Depuis 1999, l’auteur de BD québécois Michel Rabagliati nous enchante avec sa série autobiographique Paul. Radio Canada choisit ici d’adapter, avec vingt-huit comédiens et l’aide d’archives, l’épisode Paul à Québec (paru en 2015). Soit une tranche de vie du narrateur au milieu des années 1970, un moment d’adolescence touchant.
“La Tour”
Des éboulis sous les pieds, un souffle haletant et le cri funèbre des corbeaux. Puis une guitare électrique, des ondes Martenot, un orchestre. Bienvenue dans La Tour (troisième album de la série Les Cités obscures), ou plutôt dans la version « concert fiction » de la bande dessinée de François Schuiten et Benoît Peeters, diffusée par France Culture. Où l’on suit l’ouvrier Giovanni Battista, qui cherche à comprendre comment fonctionne cet édifice à la construction complexe et interminable. « Bâtir la tour était aussi absurde que vouloir toucher Dieu de ses doigts », susurre-t-on au cours de sa quête aussi philosophique qu’onirique.
La puissance des images originelles est idéalement transformée par une expérience sonore réussie, entre bruitages sobres, jeu prenant des comédiens et musique envoûtante signée Bruno Letort, pour une immersion vertigineuse. À écouter au casque, pour mieux sentir le vent entre les briques de la tour.
“Zaï zaï zaï zaï”
Mais que fait la police ? Fabrice, auteur de BD, est un dangereux individu en cavale. Ce qui lui est reproché ? Au supermarché, il n’a pas pu dégainer sa carte de fidélité au magasin, « restée dans [s]on autre pantalon »… L’album de Fabcaro Zaï zaï zaï zaï (éd. 6 Pieds sous terre, bientôt adapté au théâtre et au cinéma) a été mis en ondes pour Mégacombi, sur Radio Canut. Réalisée collectivement, la fiction radio est soignée et ultra réjouissante. On y distingue les facettes d’une société malade de consommation et d’une médiatisation tordue, pointées avec un humour corrosif.
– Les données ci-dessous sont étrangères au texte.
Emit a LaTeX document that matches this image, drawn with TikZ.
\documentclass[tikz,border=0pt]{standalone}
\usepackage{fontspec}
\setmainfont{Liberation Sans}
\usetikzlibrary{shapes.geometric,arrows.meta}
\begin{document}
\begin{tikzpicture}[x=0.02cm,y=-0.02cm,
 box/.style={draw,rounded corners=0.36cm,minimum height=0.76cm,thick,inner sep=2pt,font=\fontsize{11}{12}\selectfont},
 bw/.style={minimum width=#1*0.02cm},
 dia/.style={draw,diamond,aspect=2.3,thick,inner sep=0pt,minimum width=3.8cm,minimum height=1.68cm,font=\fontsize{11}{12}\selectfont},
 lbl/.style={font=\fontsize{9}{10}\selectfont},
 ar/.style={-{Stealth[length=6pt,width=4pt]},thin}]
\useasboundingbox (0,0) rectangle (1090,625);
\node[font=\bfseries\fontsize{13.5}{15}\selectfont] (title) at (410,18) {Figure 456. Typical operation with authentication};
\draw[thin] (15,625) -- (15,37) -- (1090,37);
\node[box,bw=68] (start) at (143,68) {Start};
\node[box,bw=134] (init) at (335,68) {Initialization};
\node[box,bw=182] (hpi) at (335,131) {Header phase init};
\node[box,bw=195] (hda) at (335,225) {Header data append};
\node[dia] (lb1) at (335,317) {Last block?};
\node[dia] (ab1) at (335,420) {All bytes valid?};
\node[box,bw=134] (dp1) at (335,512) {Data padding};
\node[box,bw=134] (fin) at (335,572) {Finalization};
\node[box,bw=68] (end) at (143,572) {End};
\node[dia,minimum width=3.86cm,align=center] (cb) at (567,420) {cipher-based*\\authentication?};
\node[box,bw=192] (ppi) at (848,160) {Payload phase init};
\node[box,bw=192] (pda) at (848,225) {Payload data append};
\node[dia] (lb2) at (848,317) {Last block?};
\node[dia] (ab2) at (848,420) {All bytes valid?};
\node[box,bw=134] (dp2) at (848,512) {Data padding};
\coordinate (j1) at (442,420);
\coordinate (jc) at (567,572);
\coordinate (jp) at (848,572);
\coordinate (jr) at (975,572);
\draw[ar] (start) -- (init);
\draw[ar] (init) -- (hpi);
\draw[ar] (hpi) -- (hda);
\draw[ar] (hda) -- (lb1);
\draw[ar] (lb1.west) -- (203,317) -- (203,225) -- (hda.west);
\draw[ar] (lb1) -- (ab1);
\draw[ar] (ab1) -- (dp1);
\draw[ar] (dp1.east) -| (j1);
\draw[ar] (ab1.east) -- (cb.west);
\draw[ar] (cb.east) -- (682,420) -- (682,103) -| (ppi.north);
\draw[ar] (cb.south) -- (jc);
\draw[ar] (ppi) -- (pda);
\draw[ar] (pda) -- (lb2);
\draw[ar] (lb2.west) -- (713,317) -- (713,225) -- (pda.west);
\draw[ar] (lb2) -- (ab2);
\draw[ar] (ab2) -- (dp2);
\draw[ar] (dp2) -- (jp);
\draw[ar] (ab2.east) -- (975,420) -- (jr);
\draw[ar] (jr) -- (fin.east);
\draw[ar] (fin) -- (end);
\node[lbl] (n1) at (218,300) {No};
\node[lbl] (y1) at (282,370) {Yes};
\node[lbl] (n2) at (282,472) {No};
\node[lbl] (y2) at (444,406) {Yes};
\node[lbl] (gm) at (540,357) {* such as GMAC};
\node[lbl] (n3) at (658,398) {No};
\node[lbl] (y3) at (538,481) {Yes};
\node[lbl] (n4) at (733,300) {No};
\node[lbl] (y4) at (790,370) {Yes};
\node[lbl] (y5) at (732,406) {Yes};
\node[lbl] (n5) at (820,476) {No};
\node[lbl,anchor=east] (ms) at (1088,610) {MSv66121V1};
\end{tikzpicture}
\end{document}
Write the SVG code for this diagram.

Sont notamment épinglés les poncifs politiques et journalistiques — « Vous n’avez pas le monopole du ton hautain et supérieur », lance un éditorialiste, tandis qu’un animateur intervient : « S’il vous plaît, recentrons le débat sur le phrasé saccadé que j’adopte pour parler comme mes confrères. » Dans les oreilles aussi bien que sur papier, ces péripéties absurdes mais puissamment actuelles font mouche.